#### What you will do:
Type out the complete listing below word for word, without its pictures.

-- Given material start --

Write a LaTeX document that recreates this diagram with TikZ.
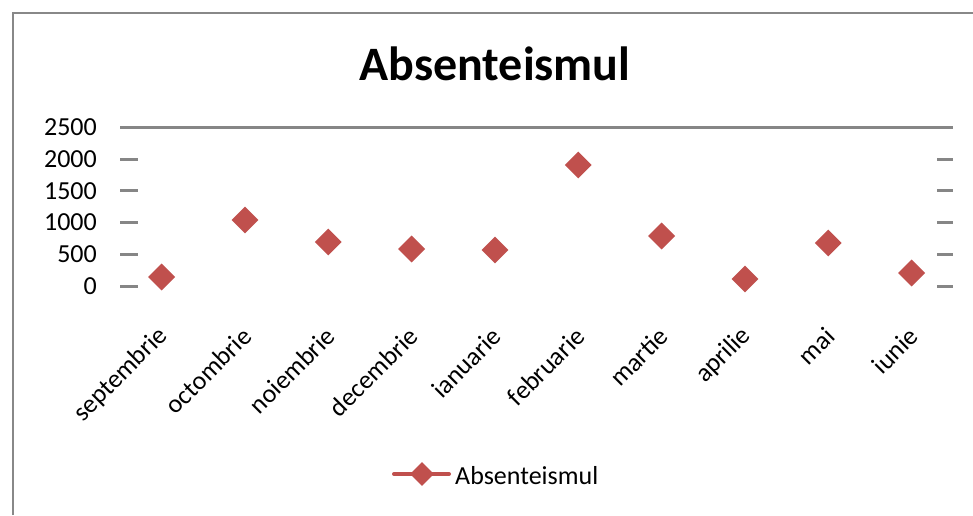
\documentclass[tikz,border=0pt]{standalone}
\usepackage{fontspec}
\setmainfont{Carlito}
\usetikzlibrary{shapes.geometric}
\definecolor{framegray}{HTML}{888888}
\definecolor{axisgray}{HTML}{868686}
\definecolor{serred}{HTML}{C0504D}
\tikzset{
  frameline/.style={draw=framegray, line width=2.5pt},
  gridl/.style={draw=axisgray, line width=3pt},
  tickl/.style={draw=axisgray, line width=3pt},
  ylab/.style={anchor=east, inner sep=0pt, font=\fontsize{26}{30}\selectfont},
  xlab/.style={anchor=east, rotate=45, inner sep=0pt, font=\fontsize{26}{30}\selectfont},
  mk/.style={diamond, fill=serred, draw=none, minimum width=27pt, minimum height=27pt, inner sep=0pt},
  legline/.style={draw=serred, line width=4pt, line cap=round},
}
\begin{document}
\begin{tikzpicture}[x=1pt, y=-1pt]
\useasboundingbox (0,0) rectangle (973,515);
\fill[white] (0,0) rectangle (973,515);
% frame
\coordinate (fbl) at (13,515);
\coordinate (ftl) at (13,13);
\coordinate (ftr) at (973,13);
\draw[frameline] (fbl) -- (ftl) -- (ftr);
% title
\node[anchor=base, inner sep=0pt, font=\fontsize{48}{56}\selectfont\bfseries] (title) at (495,80) {Absenteismul};
% gridline at 2500
\coordinate (gl) at (120,127);
\coordinate (gr) at (953,127);
\draw[gridl] (gl) -- (gr);
% ticks and labels
\foreach \v/\yy in {0/286,500/254,1000/222,1500/190.7,2000/159}{
  \coordinate (tl\v) at (120,\yy);
  \coordinate (tle\v) at (138,\yy);
  \coordinate (tr\v) at (937,\yy);
  \coordinate (tre\v) at (953,\yy);
  \draw[tickl] (tl\v) -- (tle\v);
  \draw[tickl] (tr\v) -- (tre\v);
}
\foreach \v/\yy in {0/286,500/254,1000/222,1500/190.7,2000/159,2500/127}{
  \node[ylab] (yl\v) at (97,\yy) {\v};
}
% data markers
\foreach \i/\xx/\yy in {1/161.6/277,2/245/220,3/328.3/242,4/411.6/249,5/495/250,6/578.3/165,7/661.6/236,8/745/279,9/828.3/243,10/911.6/273}{
  \node[mk] (p\i) at (\xx,\yy) {};
}
% category labels
\foreach \i/\xx/\t in {1/161.6/septembrie,2/245/octombrie,3/328.3/noiembrie,4/411.6/decembrie,5/495/ianuarie,6/578.3/februarie,7/661.6/martie,8/745/aprilie,9/828.3/mai,10/911.6/iunie}{
  \node[xlab] (c\i) at (\xx+2,332) {\t};
}
% legend
\coordinate (la) at (394,474);
\coordinate (lb) at (449,474);
\draw[legline] (la) -- (lb);
\node[mk, minimum width=24pt, minimum height=24pt] (lm) at (422,474) {};
\node[anchor=west, inner sep=0pt, font=\fontsize{26}{30}\selectfont] (lt) at (455,476) {Absenteismul};
\end{tikzpicture}
\end{document}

-- Given material end --

#### Expected output:
Write a LaTeX document that recreates this diagram with TikZ.
\documentclass[tikz,border=0pt]{standalone}
\usepackage{fontspec}
\setmainfont{Carlito}
\usetikzlibrary{shapes.geometric}
\definecolor{framegray}{HTML}{888888}
\definecolor{axisgray}{HTML}{868686}
\definecolor{serred}{HTML}{C0504D}
\tikzset{
  frameline/.style={draw=framegray, line width=2.5pt},
  gridl/.style={draw=axisgray, line width=3pt},
  tickl/.style={draw=axisgray, line width=3pt},
  ylab/.style={anchor=east, inner sep=0pt, font=\fontsize{26}{30}\selectfont},
  xlab/.style={anchor=east, rotate=45, inner sep=0pt, font=\fontsize{26}{30}\selectfont},
  mk/.style={diamond, fill=serred, draw=none, minimum width=27pt, minimum height=27pt, inner sep=0pt},
  legline/.style={draw=serred, line width=4pt, line cap=round},
}
\begin{document}
\begin{tikzpicture}[x=1pt, y=-1pt]
\useasboundingbox (0,0) rectangle (973,515);
\fill[white] (0,0) rectangle (973,515);
% frame
\coordinate (fbl) at (13,515);
\coordinate (ftl) at (13,13);
\coordinate (ftr) at (973,13);
\draw[frameline] (fbl) -- (ftl) -- (ftr);
% title
\node[anchor=base, inner sep=0pt, font=\fontsize{48}{56}\selectfont\bfseries] (title) at (495,80) {Absenteismul};
% gridline at 2500
\coordinate (gl) at (120,127);
\coordinate (gr) at (953,127);
\draw[gridl] (gl) -- (gr);
% ticks and labels
\foreach \v/\yy in {0/286,500/254,1000/222,1500/190.7,2000/159}{
  \coordinate (tl\v) at (120,\yy);
  \coordinate (tle\v) at (138,\yy);
  \coordinate (tr\v) at (937,\yy);
  \coordinate (tre\v) at (953,\yy);
  \draw[tickl] (tl\v) -- (tle\v);
  \draw[tickl] (tr\v) -- (tre\v);
}
\foreach \v/\yy in {0/286,500/254,1000/222,1500/190.7,2000/159,2500/127}{
  \node[ylab] (yl\v) at (97,\yy) {\v};
}
% data markers
\foreach \i/\xx/\yy in {1/161.6/277,2/245/220,3/328.3/242,4/411.6/249,5/495/250,6/578.3/165,7/661.6/236,8/745/279,9/828.3/243,10/911.6/273}{
  \node[mk] (p\i) at (\xx,\yy) {};
}
% category labels
\foreach \i/\xx/\t in {1/161.6/septembrie,2/245/octombrie,3/328.3/noiembrie,4/411.6/decembrie,5/495/ianuarie,6/578.3/februarie,7/661.6/martie,8/745/aprilie,9/828.3/mai,10/911.6/iunie}{
  \node[xlab] (c\i) at (\xx+2,332) {\t};
}
% legend
\coordinate (la) at (394,474);
\coordinate (lb) at (449,474);
\draw[legline] (la) -- (lb);
\node[mk, minimum width=24pt, minimum height=24pt] (lm) at (422,474) {};
\node[anchor=west, inner sep=0pt, font=\fontsize{26}{30}\selectfont] (lt) at (455,476) {Absenteismul};
\end{tikzpicture}
\end{document}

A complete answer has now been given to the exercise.